Reflections on “Privacy Implications of Research Data: A NISO Symposium”

I had the opportunity to attend “Privacy Implications of Research Data: A NISO Symposium” (Sponsored by the NISO-RDA Joint Interest Group) in Denver this past weekend  as a member of the RDA/NISO Privacy Implications of Research Data Sets Working Group. I’m grateful to Todd Carpenter, NISO Executive Director, for including me in this project, which is a follow-on to the project group that I was a member of that produced the NISO Consensus Principles on Users’ Digital Privacy in Library, Publisher, and Software ­Provider Systems [PDF].

As the Case Statement for the Working Group states, the goal is to “develop a framework for how researchers and repositories should appropriately manage human-subject datasets, to develop a metadata set to describe the privacy-related aspects of research datasets, compile a bibliography of related resources, and to build awareness of the privacy implications of research-data sharing.”
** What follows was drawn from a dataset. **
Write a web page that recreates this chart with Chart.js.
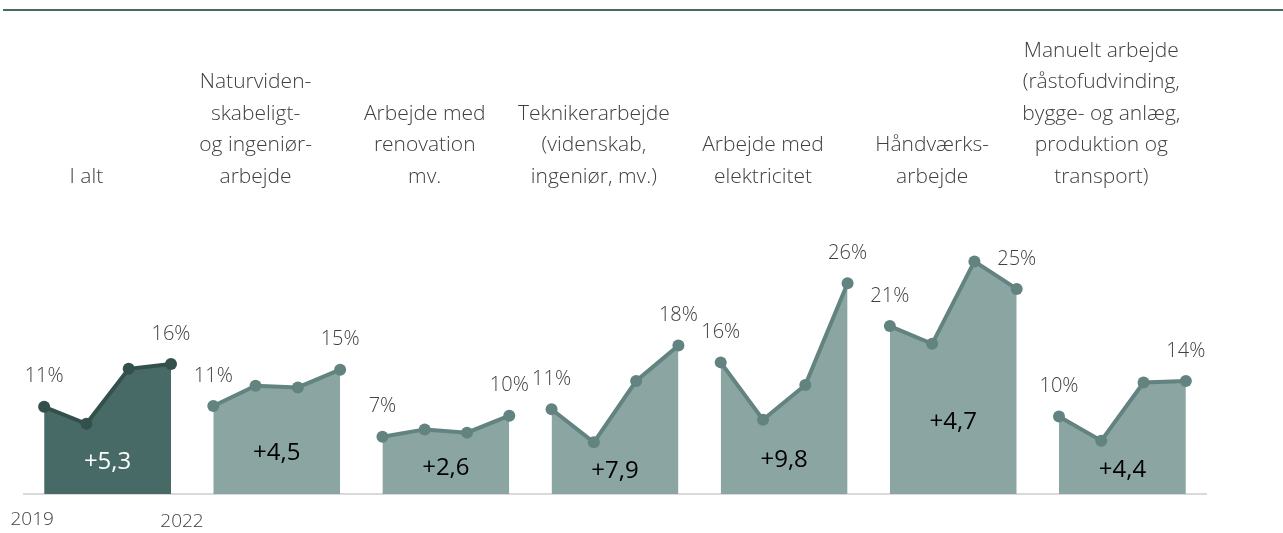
<!DOCTYPE html>
<html>
<head>
<meta charset="utf-8">
<script src="https://cdn.jsdelivr.net/npm/chart.js@4/dist/chart.umd.min.js"></script>
<style>
    body { margin: 0; background: #ffffff; }
    #wrap { position: relative; width: 1283px; height: 533px; }
    #topline { position: absolute; left: 3px; right: 0; top: 9px; height: 2px; background: #476a65; }
</style>
</head>
<body>
<div id="wrap">
    <div id="topline"></div>
    <canvas id="myChart"></canvas>
</div>
<script>
// Data (share in %, 2019-2022)
// =======================================================
var years = ["2019", "2020", "2021", "2022"];

var categories = [
    ["I alt"],
    ["Naturviden-", "skabeligt-", "og ingeniør-", "arbejde"],
    ["Arbejde med", "renovation", "mv."],
    ["Teknikerarbejde", "(videnskab,", "ingeniør, mv.)"],
    ["Arbejde med", "elektricitet"],
    ["Håndværks-", "arbejde"],
    ["Manuelt arbejde", "(råstofudvinding,", "bygge- og anlæg,", "produktion og", "transport)"]
];

var iAlt = [10.8, 8.7, 15.5, 16.1];
var naturvidenskab = [10.9, 13.4, 13.2, 15.4];
var renovation = [7.1, 8.0, 7.6, 9.7];
var tekniker = [10.5, 6.4, 14.0, 18.4];
var elektricitet = [16.3, 9.2, 13.5, 26.1];
var haandvaerk = [20.8, 18.6, 28.8, 25.4];
var manuelt = [9.6, 6.6, 13.8, 14.0];

var changes = ["+5,3", "+4,5", "+2,6", "+7,9", "+9,8", "+4,7", "+4,4"];

var series = [iAlt, naturvidenskab, renovation, tekniker, elektricitet, haandvaerk, manuelt];

var darkFill = "#486a66";
var darkLine = "#33504c";
var lightFill = "#8aa5a2";
var lightLine = "#62837f";
var textColor = "#404040";
var titleFont = "300 21px 'Open Sans', 'Noto Sans', sans-serif";
var valueFont = "300 20px 'Open Sans', 'Noto Sans', sans-serif";

// One dataset per group, placed next to each other on a linear x axis
// =======================================================
var datasets = series.map(function (values, g) {
    var first = g === 0;
    return {
        label: categories[g].join(" "),
        data: values.map(function (v, i) {
            return { x: g * years.length + i, y: v };
        }),
        fill: "origin",
        backgroundColor: first ? darkFill : lightFill,
        borderColor: first ? darkLine : lightLine,
        pointBackgroundColor: first ? darkLine : lightLine,
        pointBorderColor: first ? darkLine : lightLine,
        borderWidth: 4,
        pointRadius: 6,
        pointBorderWidth: 0,
        tension: 0,
        clip: false
    };
});

// Baseline, category titles, end values, change labels and years
// =======================================================
var labelsPlugin = {
    id: "labels",
    beforeDatasetsDraw: function (chart) {
        var ctx = chart.ctx;
        var y = chart.scales.y;
        ctx.save();
        ctx.strokeStyle = "#d9d9d9";
        ctx.lineWidth = 2;
        ctx.beginPath();
        ctx.moveTo(chart.chartArea.left, y.getPixelForValue(0));
        ctx.lineTo(chart.chartArea.right, y.getPixelForValue(0));
        ctx.stroke();
        ctx.restore();
    },
    afterDatasetsDraw: function (chart) {
        var ctx = chart.ctx;
        var x = chart.scales.x;
        var y = chart.scales.y;
        ctx.save();
        ctx.textAlign = "center";
        ctx.textBaseline = "middle";

        series.forEach(function (values, g) {
            var pts = chart.getDatasetMeta(g).data;
            var last = values.length - 1;

            // category title, bottom line aligned for all groups
            ctx.font = titleFont;
            ctx.fillStyle = textColor;
            var lines = categories[g];
            var cx = x.getPixelForValue(g * years.length + 1);
            lines.forEach(function (line, i) {
                ctx.fillText(line, cx, 177 - (lines.length - 1 - i) * 31.5);
            });

            // first and last value
            ctx.font = valueFont;
            ctx.fillText(Math.round(values[0]) + "%", pts[0].x, pts[0].y - 30);
            ctx.fillText(Math.round(values[last]) + "%", pts[last].x, pts[last].y - 30);

            // change in percentage points
            var low = Math.min.apply(null, values);
            var mid = (pts[0].x + pts[last].x) / 2;
            ctx.font = "400 24px 'Open Sans', 'Noto Sans', sans-serif";
            ctx.fillStyle = g === 0 ? "#ffffff" : "#000000";
            ctx.fillText(changes[g], mid, y.getPixelForValue(low / 2) + 3);
        });

        // years under the first group
        var m0 = chart.getDatasetMeta(0).data;
        ctx.font = "300 19px 'Open Sans', 'Noto Sans', sans-serif";
        ctx.fillStyle = textColor;
        ctx.fillText(years[0], m0[0].x - 12, 520);
        ctx.fillText(years[years.length - 1], m0[m0.length - 1].x + 11, 522);
        ctx.restore();
    }
};

var ctx = document.getElementById("myChart");

var myChart = new Chart(ctx, {
    type: "line",
    data: { datasets: datasets },
    options: {
        responsive: true,
        maintainAspectRatio: false,
        animation: false,
        layout: {
            padding: { left: 23, right: 76, top: 171, bottom: 39 }
        },
        plugins: {
            legend: { display: false },
            tooltip: { enabled: false }
        },
        scales: {
            x: { type: "linear", min: -0.5, max: 27.5, display: false },
            y: { min: 0, max: 40, display: false }
        }
    },
    plugins: [labelsPlugin]
});
</script>
</body>
</html>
The speakers were all thoughtful and each provided a focused talk on some aspect of this multi-faceted topic that continues to shift while we grapple with it. And, in fact, that was one of the themes that emerged in the talks – the lack of clear definitions of what we mean by the terms privacy, research, and data. Terms we all use regularly but seem to defy easy operational definition in the context of this project.

All of the presentations were recorded as well as the follow-on discussions and are accessible from the symposium website and so I won’t recap them here in summary. Instead, I’d like to offer a few reflections.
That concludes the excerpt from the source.